If you haven't taught much and don't have a collection of course materials from which you can choose, provide a list of three to five courses you anticipate teaching with a brief paragraph of each describing the nature of the course, your objectives for student learning, and perhaps some of the readings or assignments you would use. Don't worry about being too exact or stress over whether you'd actually teach the course the way you described. You won't be held to these descriptions. The goal is to convey your overall approach to teaching and the processes you'd use to design an intro course or a seminar in your discipline.


Teaching Statement

Simply put, your teaching statement is a concise description (no more than a page) of the central ideas behind your teaching. When writing your teaching statement, make clear why, how, and what you teach. It should be one to two pages in length. It is not an article on teaching and learning but rather a statement that describes your teaching experiences and explains your teaching practices. Keep in mind potential readers and the questions they're likely to have as they read your statement. Here are four components of your teaching that you'll want to address in your teaching statement:

  1. Your goals for student learning. What do you want students to be able to do or learn? Do you want students to learn the fundamental concepts, develop life-long learning skills or problem-solving strategies? What should they be able to do after they've taken a class from you? You can speak to a specific course or talk more generally about student learning. Do you have different goals for freshmen, for majors or non-majors?
  2. The methods you use to achieve these goals. What teaching strategies do you use and why? How do you actively involve students in their own learning? You should be able to connect learning theory and curriculum design, give examples of specific strategies or learning exercises, discuss group work or collaborative learning techniques, and propose new ideas you have for teaching in your area. You might discuss how different learning environments or students' learning styles influence your teaching.
  3. The methods you use to assess student learning. How do you know students are learning what you want them to learn? How do you assess and evaluate student learning (and your teaching)? What evidence do you have? How do your assessment methods relate to student learning and your stated learning objectives? How do you use student evaluations to inform your teaching?
  4. Your plans for developing or improving your teaching. Why is teaching important to you? What do you get out of it? How do you assess your teaching?

Evidence of Effective Teaching

Most institutions will request some "evidence of effective teaching" as part of the application package. Although there are numerous ways you can document effective teaching, end-of-semester student evaluations are the most common source.

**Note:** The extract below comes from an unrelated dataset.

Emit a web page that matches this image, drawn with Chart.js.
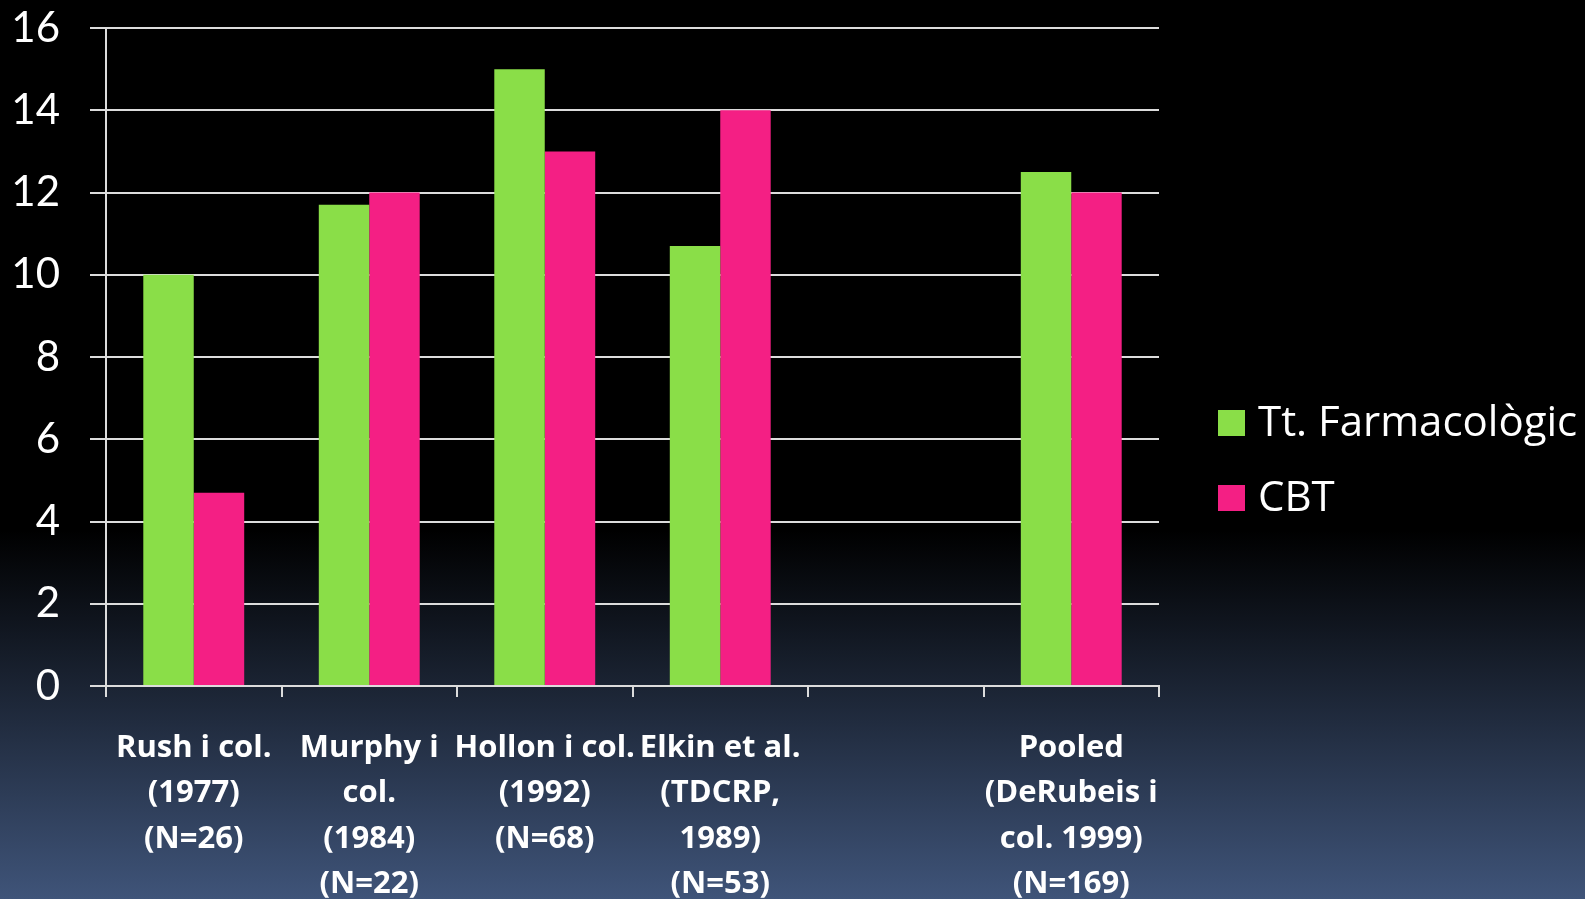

When selecting, organizing, and presenting your student evaluations, synthesize the numeric (quantitative). Again, the goal is to connect the "evidence" to the claims you've made about your teaching. A matrix format is an efficient way to represent your student evaluations for one course over several semesters (in most cases, there's no need to go beyond 5 years). Describe the scale (i.e. if the scale is 1-5, state whether 5 is "excellent" or "poor"), provide mean ratings, include the course name(s) and the number of students in the class as well as the number of students responding to the survey. Representing the data using a matrix format helps the reader chart improvement and provides a quick overview of your teaching strengths.

If the student evaluation form allows students to write additional comments, include selected comments to support the numeric data. You can summarize student comments by category or you may choose to select 4-6 items from the evaluation form that can be linked to your goals for student learning (as described in your teaching statement) and include representative student comments that support these items. Stay away from "personality" indicators (she's cool, he's nice). Instead, choose items that relate directly to your goals for teaching and student learning (i.e., grades hard, is fair, uses lots of explanations to help us understand, is accessible, organized, etc.)

It's important to let your reader know that these are "representative" comments; as a caveat you might note that all evaluations are available "upon request." Keep copies of your teaching evaluations. Once student evaluations are available to you, make a copy of the raw data and the summary sheets and file them away by semester.

If your student evaluations are not available to you at the end of the semester, make sure you ask your department secretary for a copy.

Other evidence of effective teaching might include:

  • Mid-term feedback (for example, TABS)
  • Sample course syllabi, homework assignments, and/or exams
  • Samples of completed student work (with their permission)
  • Methods used to evaluate/improve teaching

Shaping the Final Portfolio

Even if the portfolio is for your own developmental purposes, formally organizing it can help make it easier to use for later reflections. If your portfolio is to be evaluated by others, the following organizational material can make the portfolio easier for your readers to follow:

  • Title page and table of contents
  • Headings and subheadings that clearly identify and separate the portfolio's components
  • In the body of the portfolio, references to material in the appendix, where appropriate
  • Brief explanatory statements accompanying each item in the appendix, where appropriate (What is the item's context, purpose, or relationship to what you have said in the body of your portfolio?)

The portfolio is a living collection of documents and materials, which change over time depending on your teaching experiences. As you progress through your academic career, new items will be added, while other items will be discarded. Once each year, when you update the research and service sections of your curriculum vita, do the same for the teaching portfolio. It's useful to collect key materials and store them in electronic format (scan items if you need to) and store them in "folders" marked Teaching, Research, and Service.


References and Key Readings

  • Teaching Portfolios Introduction and Overview, Australian Catholic University
  • Developing a Teaching Portfolio, The Ohio State University
  • Edgerton, R., Hutchings, P., & Quinlan, K. (1991). The teaching portfolio: Capturing the scholarship of teaching. Washington, DC: American Association for Higher Education.
  • Kaplan, M. (1998). The teaching portfolio. CRLT Occasional Paper No. 11, 1-8.
  • Lang, J. & Bain, K. (1997). Recasting the teaching portfolio. The Teaching Professor, 11(10), 1.
  • Seldin, P. (1997). The Teaching Portfolio (2nd ed.). Bolton, MA: Anker Publishing, Inc.
  • Wiedmer, T. (1998). Portfolios: A means for documenting professional development. Journal of Staff, Program, & Organization Development, 16(1), 21-37.
  • Seldin, Peter. The Teaching Portfolio: A Practical Guide to Improved Performance and Promotion/Tenure Decisions, 2nd ed. Bolton, MA: Anker (1997)
  • Chism, Nancy Van Note. "Developing a Philosophy of Teaching Statement." Essays on Teaching Excellence: Toward the Best in the Academy 9.3 (1997-98).